■ **What the exercise asks**: Output each entry that follows exactly. Images stay out.
** BEGIN Data section **
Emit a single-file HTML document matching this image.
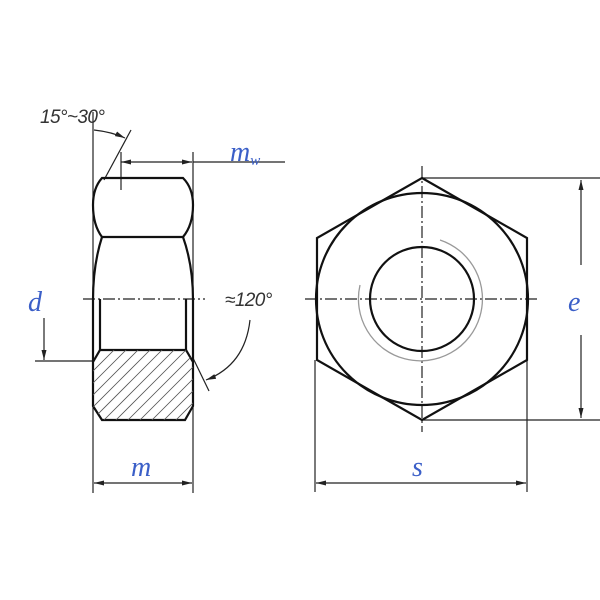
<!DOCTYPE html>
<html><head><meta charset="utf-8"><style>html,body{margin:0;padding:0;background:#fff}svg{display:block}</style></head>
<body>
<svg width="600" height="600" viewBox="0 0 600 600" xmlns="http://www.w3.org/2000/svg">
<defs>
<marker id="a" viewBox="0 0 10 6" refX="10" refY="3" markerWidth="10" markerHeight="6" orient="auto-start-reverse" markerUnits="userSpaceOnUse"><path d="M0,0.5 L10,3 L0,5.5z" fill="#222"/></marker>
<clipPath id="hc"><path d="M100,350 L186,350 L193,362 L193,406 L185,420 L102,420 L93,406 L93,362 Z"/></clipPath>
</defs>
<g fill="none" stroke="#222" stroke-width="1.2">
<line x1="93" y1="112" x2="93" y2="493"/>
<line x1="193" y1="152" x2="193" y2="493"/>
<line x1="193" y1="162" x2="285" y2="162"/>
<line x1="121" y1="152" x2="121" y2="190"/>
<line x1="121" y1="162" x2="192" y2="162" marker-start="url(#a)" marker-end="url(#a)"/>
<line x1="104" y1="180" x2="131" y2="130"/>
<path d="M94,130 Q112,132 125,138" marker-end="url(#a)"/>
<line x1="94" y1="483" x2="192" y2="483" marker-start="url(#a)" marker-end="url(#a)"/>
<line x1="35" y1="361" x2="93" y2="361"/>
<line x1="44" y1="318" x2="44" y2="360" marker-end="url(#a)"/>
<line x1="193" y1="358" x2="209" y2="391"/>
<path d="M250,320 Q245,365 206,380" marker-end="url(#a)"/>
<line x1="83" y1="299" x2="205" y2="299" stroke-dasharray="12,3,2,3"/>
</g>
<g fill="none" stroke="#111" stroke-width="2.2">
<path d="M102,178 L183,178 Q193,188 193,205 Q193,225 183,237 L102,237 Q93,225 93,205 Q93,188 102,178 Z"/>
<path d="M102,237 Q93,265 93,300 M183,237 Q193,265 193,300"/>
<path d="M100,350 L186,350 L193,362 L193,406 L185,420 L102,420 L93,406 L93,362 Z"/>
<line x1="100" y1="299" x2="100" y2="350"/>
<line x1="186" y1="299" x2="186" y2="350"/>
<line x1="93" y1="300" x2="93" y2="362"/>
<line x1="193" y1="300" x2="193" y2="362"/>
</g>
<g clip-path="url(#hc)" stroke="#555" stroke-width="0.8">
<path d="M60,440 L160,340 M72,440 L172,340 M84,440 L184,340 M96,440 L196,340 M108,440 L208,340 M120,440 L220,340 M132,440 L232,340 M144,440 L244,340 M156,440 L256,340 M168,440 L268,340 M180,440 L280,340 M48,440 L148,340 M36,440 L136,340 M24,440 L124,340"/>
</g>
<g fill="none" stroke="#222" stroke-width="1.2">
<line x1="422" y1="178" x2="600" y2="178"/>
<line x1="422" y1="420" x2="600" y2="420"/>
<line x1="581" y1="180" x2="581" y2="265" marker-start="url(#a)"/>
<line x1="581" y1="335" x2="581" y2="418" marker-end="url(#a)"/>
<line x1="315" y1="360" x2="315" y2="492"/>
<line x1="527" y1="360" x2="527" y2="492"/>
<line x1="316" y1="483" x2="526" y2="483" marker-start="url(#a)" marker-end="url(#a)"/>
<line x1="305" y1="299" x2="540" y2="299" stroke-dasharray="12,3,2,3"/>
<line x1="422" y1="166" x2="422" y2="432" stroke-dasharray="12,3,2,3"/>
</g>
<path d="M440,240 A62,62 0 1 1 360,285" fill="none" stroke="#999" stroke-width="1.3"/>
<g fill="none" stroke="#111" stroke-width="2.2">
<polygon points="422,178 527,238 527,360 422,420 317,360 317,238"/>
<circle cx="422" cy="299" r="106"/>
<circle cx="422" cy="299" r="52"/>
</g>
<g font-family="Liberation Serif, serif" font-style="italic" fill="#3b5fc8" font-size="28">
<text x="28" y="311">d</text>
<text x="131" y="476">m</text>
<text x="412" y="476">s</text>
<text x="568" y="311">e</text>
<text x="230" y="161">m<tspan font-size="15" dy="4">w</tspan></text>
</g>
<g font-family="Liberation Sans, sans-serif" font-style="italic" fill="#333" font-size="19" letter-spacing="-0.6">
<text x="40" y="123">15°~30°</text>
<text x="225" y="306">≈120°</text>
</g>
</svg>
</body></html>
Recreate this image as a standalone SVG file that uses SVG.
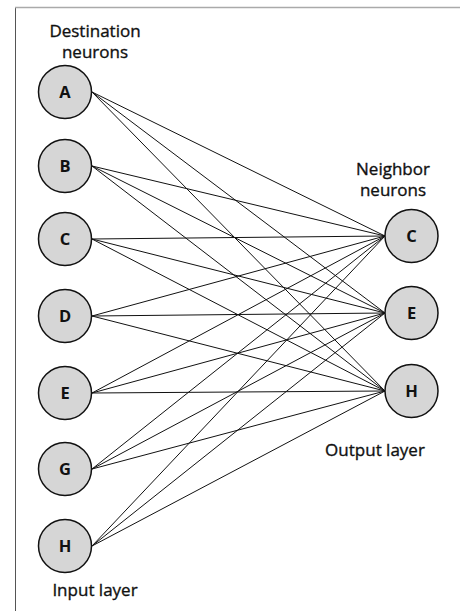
** END Data section **
■ **Answer to this task**:
Emit a single-file HTML document matching this image.
<!DOCTYPE html>
<html><head><meta charset="utf-8"><style>html,body{margin:0;padding:0;background:#fff}svg{display:block}</style></head>
<body>
<svg width="600" height="600" viewBox="0 0 600 600" xmlns="http://www.w3.org/2000/svg">
<defs>
<marker id="a" viewBox="0 0 10 6" refX="10" refY="3" markerWidth="10" markerHeight="6" orient="auto-start-reverse" markerUnits="userSpaceOnUse"><path d="M0,0.5 L10,3 L0,5.5z" fill="#222"/></marker>
<clipPath id="hc"><path d="M100,350 L186,350 L193,362 L193,406 L185,420 L102,420 L93,406 L93,362 Z"/></clipPath>
</defs>
<g fill="none" stroke="#222" stroke-width="1.2">
<line x1="93" y1="112" x2="93" y2="493"/>
<line x1="193" y1="152" x2="193" y2="493"/>
<line x1="193" y1="162" x2="285" y2="162"/>
<line x1="121" y1="152" x2="121" y2="190"/>
<line x1="121" y1="162" x2="192" y2="162" marker-start="url(#a)" marker-end="url(#a)"/>
<line x1="104" y1="180" x2="131" y2="130"/>
<path d="M94,130 Q112,132 125,138" marker-end="url(#a)"/>
<line x1="94" y1="483" x2="192" y2="483" marker-start="url(#a)" marker-end="url(#a)"/>
<line x1="35" y1="361" x2="93" y2="361"/>
<line x1="44" y1="318" x2="44" y2="360" marker-end="url(#a)"/>
<line x1="193" y1="358" x2="209" y2="391"/>
<path d="M250,320 Q245,365 206,380" marker-end="url(#a)"/>
<line x1="83" y1="299" x2="205" y2="299" stroke-dasharray="12,3,2,3"/>
</g>
<g fill="none" stroke="#111" stroke-width="2.2">
<path d="M102,178 L183,178 Q193,188 193,205 Q193,225 183,237 L102,237 Q93,225 93,205 Q93,188 102,178 Z"/>
<path d="M102,237 Q93,265 93,300 M183,237 Q193,265 193,300"/>
<path d="M100,350 L186,350 L193,362 L193,406 L185,420 L102,420 L93,406 L93,362 Z"/>
<line x1="100" y1="299" x2="100" y2="350"/>
<line x1="186" y1="299" x2="186" y2="350"/>
<line x1="93" y1="300" x2="93" y2="362"/>
<line x1="193" y1="300" x2="193" y2="362"/>
</g>
<g clip-path="url(#hc)" stroke="#555" stroke-width="0.8">
<path d="M60,440 L160,340 M72,440 L172,340 M84,440 L184,340 M96,440 L196,340 M108,440 L208,340 M120,440 L220,340 M132,440 L232,340 M144,440 L244,340 M156,440 L256,340 M168,440 L268,340 M180,440 L280,340 M48,440 L148,340 M36,440 L136,340 M24,440 L124,340"/>
</g>
<g fill="none" stroke="#222" stroke-width="1.2">
<line x1="422" y1="178" x2="600" y2="178"/>
<line x1="422" y1="420" x2="600" y2="420"/>
<line x1="581" y1="180" x2="581" y2="265" marker-start="url(#a)"/>
<line x1="581" y1="335" x2="581" y2="418" marker-end="url(#a)"/>
<line x1="315" y1="360" x2="315" y2="492"/>
<line x1="527" y1="360" x2="527" y2="492"/>
<line x1="316" y1="483" x2="526" y2="483" marker-start="url(#a)" marker-end="url(#a)"/>
<line x1="305" y1="299" x2="540" y2="299" stroke-dasharray="12,3,2,3"/>
<line x1="422" y1="166" x2="422" y2="432" stroke-dasharray="12,3,2,3"/>
</g>
<path d="M440,240 A62,62 0 1 1 360,285" fill="none" stroke="#999" stroke-width="1.3"/>
<g fill="none" stroke="#111" stroke-width="2.2">
<polygon points="422,178 527,238 527,360 422,420 317,360 317,238"/>
<circle cx="422" cy="299" r="106"/>
<circle cx="422" cy="299" r="52"/>
</g>
<g font-family="Liberation Serif, serif" font-style="italic" fill="#3b5fc8" font-size="28">
<text x="28" y="311">d</text>
<text x="131" y="476">m</text>
<text x="412" y="476">s</text>
<text x="568" y="311">e</text>
<text x="230" y="161">m<tspan font-size="15" dy="4">w</tspan></text>
</g>
<g font-family="Liberation Sans, sans-serif" font-style="italic" fill="#333" font-size="19" letter-spacing="-0.6">
<text x="40" y="123">15°~30°</text>
<text x="225" y="306">≈120°</text>
</g>
</svg>
</body></html>
Recreate this image as a standalone SVG file that uses SVG.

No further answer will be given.